It seems that a bit of a tradition is starting where the week before G disappears for Brat Camp I end up laid low in bed with the flu. One week of not really knowing what was going on followed by a week where I felt as week as a kitten. Where the only thing that I could manage to do was put in a few hours at work and then struggle home to hug G and fall into bed to sleep.
But today the sun came out and that always makes me feel so much happier in myself. As though the sun wakes me up and makes me realise that it's time to shrug off the mantle of darkness that I struggle with in the Winter months and realise that Spring really and truly is here and life can begin again.
I sat on my patio this evening with a glass of wine and felt at one and at peace with myself. Surrounded by my garden and my flowers and the peace and quiet with only the birds singing to bother me.
I have new things this year in the garden, these teeny tiny many headed daffodils and some tulips.

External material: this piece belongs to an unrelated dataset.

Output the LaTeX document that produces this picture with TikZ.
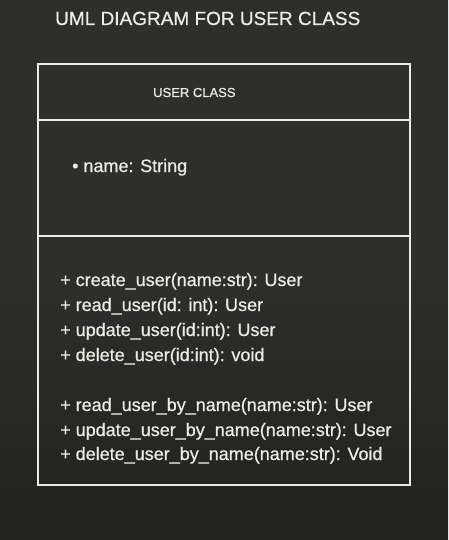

Jane's gorgeous tulip pictures made me need to have some this year. And although they are nowhere the magnificence of hers and are a bit raggedy round the edges I am still silly proud of them. I'm still at the stage where I am playing in the garden. I don't know nearly enough and when I speak to M and my Granny I am terribly aware of how far I have to go to catch up with them. Renting means I'm still quite limited in the scope of it all, but bulbs and tubs and pots are lovely for now and mean that I have my cheap and cheerful happiness all around.